[Available data]:

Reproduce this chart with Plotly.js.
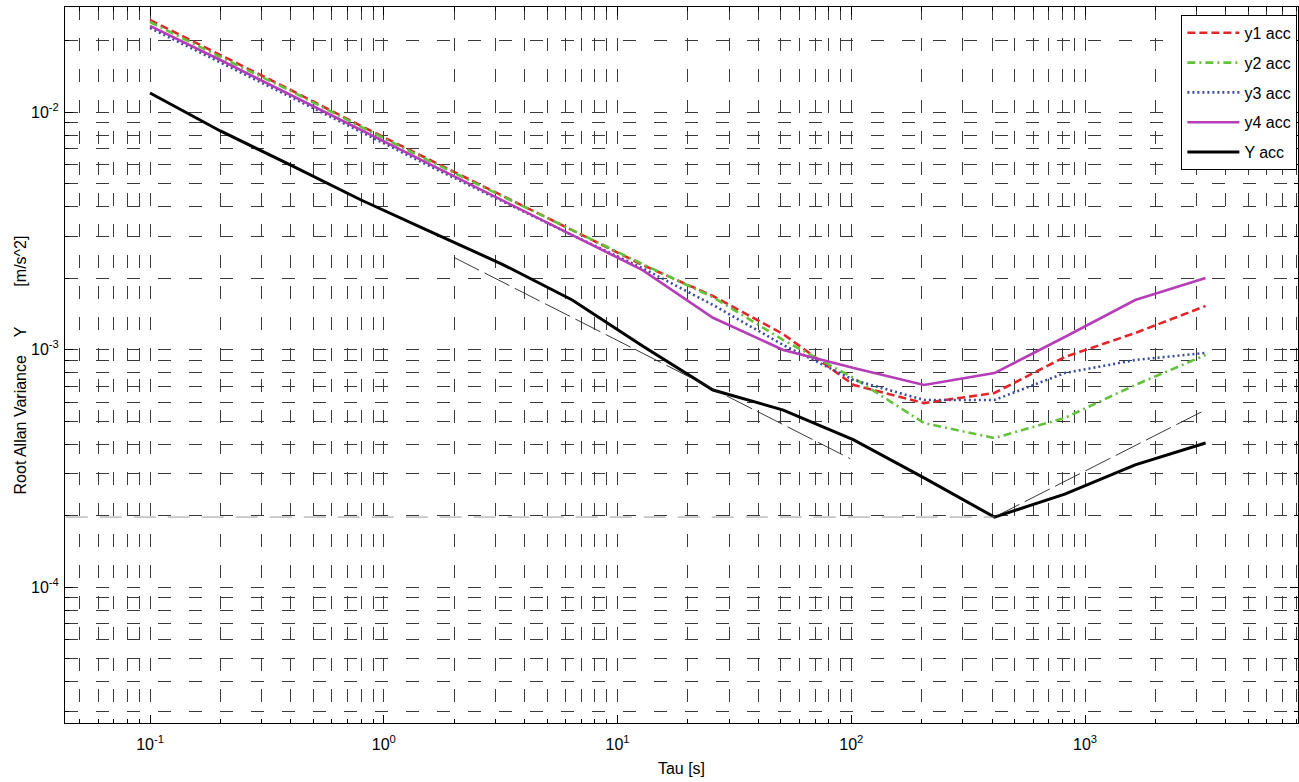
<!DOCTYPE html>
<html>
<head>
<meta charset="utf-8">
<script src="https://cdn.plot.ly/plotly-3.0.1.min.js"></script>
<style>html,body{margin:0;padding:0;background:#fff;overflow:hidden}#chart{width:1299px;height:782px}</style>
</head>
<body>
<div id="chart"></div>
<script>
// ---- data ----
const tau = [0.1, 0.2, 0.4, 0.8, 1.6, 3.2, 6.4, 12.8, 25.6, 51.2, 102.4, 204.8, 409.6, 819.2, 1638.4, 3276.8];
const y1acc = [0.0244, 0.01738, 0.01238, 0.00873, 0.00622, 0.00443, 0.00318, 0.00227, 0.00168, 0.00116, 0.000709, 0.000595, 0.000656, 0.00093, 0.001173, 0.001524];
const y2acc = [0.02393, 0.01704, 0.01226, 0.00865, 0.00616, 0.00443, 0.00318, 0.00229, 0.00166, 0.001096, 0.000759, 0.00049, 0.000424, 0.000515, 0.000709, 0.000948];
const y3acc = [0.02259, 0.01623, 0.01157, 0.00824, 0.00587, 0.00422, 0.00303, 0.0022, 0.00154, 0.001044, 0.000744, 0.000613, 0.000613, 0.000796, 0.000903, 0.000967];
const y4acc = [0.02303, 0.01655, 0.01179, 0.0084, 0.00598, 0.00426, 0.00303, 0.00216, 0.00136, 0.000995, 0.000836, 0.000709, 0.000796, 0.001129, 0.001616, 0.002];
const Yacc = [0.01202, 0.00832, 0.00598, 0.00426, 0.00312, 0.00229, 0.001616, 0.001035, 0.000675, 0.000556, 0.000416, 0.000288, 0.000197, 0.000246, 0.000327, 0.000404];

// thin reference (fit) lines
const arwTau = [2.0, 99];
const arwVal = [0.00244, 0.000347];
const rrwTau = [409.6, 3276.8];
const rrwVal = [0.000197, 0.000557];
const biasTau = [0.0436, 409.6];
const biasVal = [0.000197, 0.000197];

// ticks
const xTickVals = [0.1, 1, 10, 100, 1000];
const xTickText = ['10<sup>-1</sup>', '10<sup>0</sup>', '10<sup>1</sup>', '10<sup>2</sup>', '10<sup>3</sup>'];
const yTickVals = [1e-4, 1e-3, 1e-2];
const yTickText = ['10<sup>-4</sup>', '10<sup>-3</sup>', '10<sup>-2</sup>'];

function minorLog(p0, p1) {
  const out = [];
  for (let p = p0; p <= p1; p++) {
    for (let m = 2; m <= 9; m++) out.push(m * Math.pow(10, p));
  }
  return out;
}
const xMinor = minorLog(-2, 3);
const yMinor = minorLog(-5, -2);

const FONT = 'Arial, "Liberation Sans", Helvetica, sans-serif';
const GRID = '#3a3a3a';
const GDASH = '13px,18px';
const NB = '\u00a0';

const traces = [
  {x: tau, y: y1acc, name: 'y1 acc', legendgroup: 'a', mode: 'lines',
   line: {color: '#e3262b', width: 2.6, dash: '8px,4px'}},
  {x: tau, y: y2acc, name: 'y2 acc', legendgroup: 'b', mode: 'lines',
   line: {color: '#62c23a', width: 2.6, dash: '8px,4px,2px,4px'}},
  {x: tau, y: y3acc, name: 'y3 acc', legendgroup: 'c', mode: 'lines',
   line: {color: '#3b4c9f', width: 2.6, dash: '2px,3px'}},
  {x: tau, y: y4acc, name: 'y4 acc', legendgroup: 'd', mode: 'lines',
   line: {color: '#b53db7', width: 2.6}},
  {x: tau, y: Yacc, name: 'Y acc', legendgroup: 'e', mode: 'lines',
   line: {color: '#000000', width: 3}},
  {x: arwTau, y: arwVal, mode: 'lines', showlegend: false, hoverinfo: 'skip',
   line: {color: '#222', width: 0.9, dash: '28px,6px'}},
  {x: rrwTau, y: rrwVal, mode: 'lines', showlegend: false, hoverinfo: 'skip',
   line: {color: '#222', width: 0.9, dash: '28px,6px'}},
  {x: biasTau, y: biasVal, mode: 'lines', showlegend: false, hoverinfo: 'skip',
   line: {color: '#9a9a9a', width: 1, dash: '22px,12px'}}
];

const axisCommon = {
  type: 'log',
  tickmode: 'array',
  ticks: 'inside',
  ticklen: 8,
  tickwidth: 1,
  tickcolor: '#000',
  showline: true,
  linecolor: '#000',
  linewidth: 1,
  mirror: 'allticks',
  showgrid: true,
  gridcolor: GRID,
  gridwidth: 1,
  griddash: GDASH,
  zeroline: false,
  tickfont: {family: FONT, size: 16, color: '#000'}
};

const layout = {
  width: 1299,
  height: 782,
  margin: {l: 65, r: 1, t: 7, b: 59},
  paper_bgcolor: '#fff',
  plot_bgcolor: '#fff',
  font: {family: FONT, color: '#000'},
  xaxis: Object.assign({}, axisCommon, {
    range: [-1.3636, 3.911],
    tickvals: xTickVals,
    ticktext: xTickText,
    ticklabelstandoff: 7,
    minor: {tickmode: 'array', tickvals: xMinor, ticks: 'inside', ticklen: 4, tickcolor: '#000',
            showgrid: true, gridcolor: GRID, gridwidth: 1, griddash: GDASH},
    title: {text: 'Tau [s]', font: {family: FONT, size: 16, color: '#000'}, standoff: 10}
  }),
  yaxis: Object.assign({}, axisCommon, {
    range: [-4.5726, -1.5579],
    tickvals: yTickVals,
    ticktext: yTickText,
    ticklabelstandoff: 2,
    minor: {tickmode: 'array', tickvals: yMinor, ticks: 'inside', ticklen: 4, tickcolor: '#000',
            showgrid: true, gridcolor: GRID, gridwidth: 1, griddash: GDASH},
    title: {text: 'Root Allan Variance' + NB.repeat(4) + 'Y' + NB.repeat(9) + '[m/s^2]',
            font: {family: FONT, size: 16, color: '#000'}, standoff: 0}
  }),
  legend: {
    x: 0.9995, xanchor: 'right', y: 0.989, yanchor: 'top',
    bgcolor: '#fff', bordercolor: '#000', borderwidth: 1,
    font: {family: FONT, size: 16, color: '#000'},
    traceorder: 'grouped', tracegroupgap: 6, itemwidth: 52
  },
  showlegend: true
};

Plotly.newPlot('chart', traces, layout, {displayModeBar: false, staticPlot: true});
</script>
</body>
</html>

[Exercise brief]: Do not include the images; transcribe the rest of the listing exactly.

[Result of the exercise]:
Reproduce this chart with Plotly.js.
<!DOCTYPE html>
<html>
<head>
<meta charset="utf-8">
<script src="https://cdn.plot.ly/plotly-3.0.1.min.js"></script>
<style>html,body{margin:0;padding:0;background:#fff;overflow:hidden}#chart{width:1299px;height:782px}</style>
</head>
<body>
<div id="chart"></div>
<script>
// ---- data ----
const tau = [0.1, 0.2, 0.4, 0.8, 1.6, 3.2, 6.4, 12.8, 25.6, 51.2, 102.4, 204.8, 409.6, 819.2, 1638.4, 3276.8];
const y1acc = [0.0244, 0.01738, 0.01238, 0.00873, 0.00622, 0.00443, 0.00318, 0.00227, 0.00168, 0.00116, 0.000709, 0.000595, 0.000656, 0.00093, 0.001173, 0.001524];
const y2acc = [0.02393, 0.01704, 0.01226, 0.00865, 0.00616, 0.00443, 0.00318, 0.00229, 0.00166, 0.001096, 0.000759, 0.00049, 0.000424, 0.000515, 0.000709, 0.000948];
const y3acc = [0.02259, 0.01623, 0.01157, 0.00824, 0.00587, 0.00422, 0.00303, 0.0022, 0.00154, 0.001044, 0.000744, 0.000613, 0.000613, 0.000796, 0.000903, 0.000967];
const y4acc = [0.02303, 0.01655, 0.01179, 0.0084, 0.00598, 0.00426, 0.00303, 0.00216, 0.00136, 0.000995, 0.000836, 0.000709, 0.000796, 0.001129, 0.001616, 0.002];
const Yacc = [0.01202, 0.00832, 0.00598, 0.00426, 0.00312, 0.00229, 0.001616, 0.001035, 0.000675, 0.000556, 0.000416, 0.000288, 0.000197, 0.000246, 0.000327, 0.000404];

// thin reference (fit) lines
const arwTau = [2.0, 99];
const arwVal = [0.00244, 0.000347];
const rrwTau = [409.6, 3276.8];
const rrwVal = [0.000197, 0.000557];
const biasTau = [0.0436, 409.6];
const biasVal = [0.000197, 0.000197];

// ticks
const xTickVals = [0.1, 1, 10, 100, 1000];
const xTickText = ['10<sup>-1</sup>', '10<sup>0</sup>', '10<sup>1</sup>', '10<sup>2</sup>', '10<sup>3</sup>'];
const yTickVals = [1e-4, 1e-3, 1e-2];
const yTickText = ['10<sup>-4</sup>', '10<sup>-3</sup>', '10<sup>-2</sup>'];

function minorLog(p0, p1) {
  const out = [];
  for (let p = p0; p <= p1; p++) {
    for (let m = 2; m <= 9; m++) out.push(m * Math.pow(10, p));
  }
  return out;
}
const xMinor = minorLog(-2, 3);
const yMinor = minorLog(-5, -2);

const FONT = 'Arial, "Liberation Sans", Helvetica, sans-serif';
const GRID = '#3a3a3a';
const GDASH = '13px,18px';
const NB = '\u00a0';

const traces = [
  {x: tau, y: y1acc, name: 'y1 acc', legendgroup: 'a', mode: 'lines',
   line: {color: '#e3262b', width: 2.6, dash: '8px,4px'}},
  {x: tau, y: y2acc, name: 'y2 acc', legendgroup: 'b', mode: 'lines',
   line: {color: '#62c23a', width: 2.6, dash: '8px,4px,2px,4px'}},
  {x: tau, y: y3acc, name: 'y3 acc', legendgroup: 'c', mode: 'lines',
   line: {color: '#3b4c9f', width: 2.6, dash: '2px,3px'}},
  {x: tau, y: y4acc, name: 'y4 acc', legendgroup: 'd', mode: 'lines',
   line: {color: '#b53db7', width: 2.6}},
  {x: tau, y: Yacc, name: 'Y acc', legendgroup: 'e', mode: 'lines',
   line: {color: '#000000', width: 3}},
  {x: arwTau, y: arwVal, mode: 'lines', showlegend: false, hoverinfo: 'skip',
   line: {color: '#222', width: 0.9, dash: '28px,6px'}},
  {x: rrwTau, y: rrwVal, mode: 'lines', showlegend: false, hoverinfo: 'skip',
   line: {color: '#222', width: 0.9, dash: '28px,6px'}},
  {x: biasTau, y: biasVal, mode: 'lines', showlegend: false, hoverinfo: 'skip',
   line: {color: '#9a9a9a', width: 1, dash: '22px,12px'}}
];

const axisCommon = {
  type: 'log',
  tickmode: 'array',
  ticks: 'inside',
  ticklen: 8,
  tickwidth: 1,
  tickcolor: '#000',
  showline: true,
  linecolor: '#000',
  linewidth: 1,
  mirror: 'allticks',
  showgrid: true,
  gridcolor: GRID,
  gridwidth: 1,
  griddash: GDASH,
  zeroline: false,
  tickfont: {family: FONT, size: 16, color: '#000'}
};

const layout = {
  width: 1299,
  height: 782,
  margin: {l: 65, r: 1, t: 7, b: 59},
  paper_bgcolor: '#fff',
  plot_bgcolor: '#fff',
  font: {family: FONT, color: '#000'},
  xaxis: Object.assign({}, axisCommon, {
    range: [-1.3636, 3.911],
    tickvals: xTickVals,
    ticktext: xTickText,
    ticklabelstandoff: 7,
    minor: {tickmode: 'array', tickvals: xMinor, ticks: 'inside', ticklen: 4, tickcolor: '#000',
            showgrid: true, gridcolor: GRID, gridwidth: 1, griddash: GDASH},
    title: {text: 'Tau [s]', font: {family: FONT, size: 16, color: '#000'}, standoff: 10}
  }),
  yaxis: Object.assign({}, axisCommon, {
    range: [-4.5726, -1.5579],
    tickvals: yTickVals,
    ticktext: yTickText,
    ticklabelstandoff: 2,
    minor: {tickmode: 'array', tickvals: yMinor, ticks: 'inside', ticklen: 4, tickcolor: '#000',
            showgrid: true, gridcolor: GRID, gridwidth: 1, griddash: GDASH},
    title: {text: 'Root Allan Variance' + NB.repeat(4) + 'Y' + NB.repeat(9) + '[m/s^2]',
            font: {family: FONT, size: 16, color: '#000'}, standoff: 0}
  }),
  legend: {
    x: 0.9995, xanchor: 'right', y: 0.989, yanchor: 'top',
    bgcolor: '#fff', bordercolor: '#000', borderwidth: 1,
    font: {family: FONT, size: 16, color: '#000'},
    traceorder: 'grouped', tracegroupgap: 6, itemwidth: 52
  },
  showlegend: true
};

Plotly.newPlot('chart', traces, layout, {displayModeBar: false, staticPlot: true});
</script>
</body>
</html>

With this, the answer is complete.